Saturday, August 29, 2015

My Controversy




This article from Mumbai Mirror talks about how a NASA scientist created a petition to stop a particular presentation at a prestigious conference in India back in January.

It seems odd that someone would be so against a single idea that he would publicly denounce it. Until, that is, you learn that they are proposing that ancient planes in India could fly in all horizontal directions (including backwards) and through outer-space to other planets.

They did end up presenting, but this is still an interesting argument, because on one hand it's almost definitely bogus.

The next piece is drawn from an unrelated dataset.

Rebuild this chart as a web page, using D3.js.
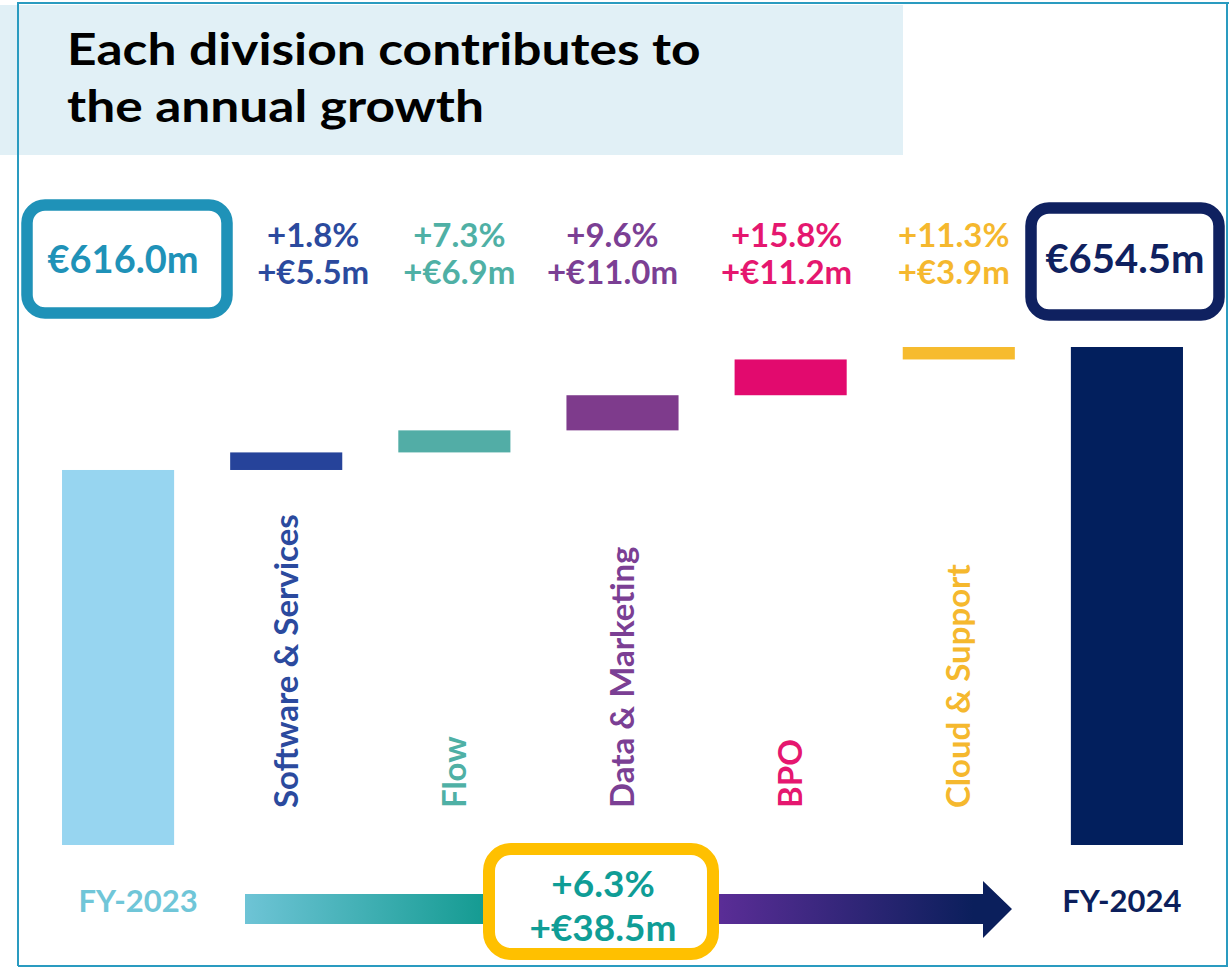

 (** Science-y rant; not necessary to read** I mean, if a plane can fly through space, it wouldn't even need to be a plane anymore. It would just need to be a capsule that could get in and out of the atmosphere. Because if any vehicle has the capability to travel from planet to planet within reasonable time frame [which they said it could do], that speed would produce so much air resistance within the atmosphere that A. it would be far more efficient to go 60 miles up first [which, to a vehicle that would regularly travel hundreds of millions of miles {~370,000,000 to Jupiter} within the solar system, or 5X10^15 miles {1/100 the way across just this galaxy} if outside of the solar system, would be too trivial not to be worth it], and B. it would be quicker because that same speed would probably destroy the vessel (so they would need to slow down), or at the very least with the same amount of energy, outside of the atmosphere, there wouldn't be any air to slow it down, so it would go faster. And certainly, if a freshman in college can realize this within half an hour, a race of super-intelligent people who could actually make this thing would realize these things, too. PLUS, going that quickly in-atmo would be very loud, and people all over the planet (which is where the team making this proposal said this thing went) would have taken note of extraordinarily loud thunder on clear days. So, it wouldn't have been very smart to travel "continent-to-continent" in-atmo. Alright, now you're thinking "but what if it had some ability to avoid wind resistance, perhaps like a bubble in space-time that surrounded the craft?" Well, yes, that's a reasonable thing to assume of a theoretical craft that can travel planet to planet, and then it could also travel through the atmosphere just like they said. However, then I'm pretty sure the main point of their presentation would be "ancient space ship from india", as it certainly would not be an aeroplane, because aeroplanes by definition rely on the air to fly in the first place. Not to mention that fact that spaceships are waaaaay more interesting than planes. **end science-y rant**) 

And as Dr. Ram Prasad Gandhiraman argues, if we allow things like this to be presented as science, it could hurt the reputation of the scientific community.

But then on the other hand, can someone really just look at something, say "that's outrageous!" and have it be dismissed completely? Who gets to be the one who can decide? Or should science treat every proposal equally and only once a theory is proved to be false though a standard process, should it be dismissed?

I think it may have done more harm to just outright say they could not present their ideas. this would give the impression that science is biased. This way they could be dismissed once they gave their full proposal, and could be shown to not have any grounds for their assertions. This gives the impression that still any idea has a chance to be proven by the scientific community. It just needs merit.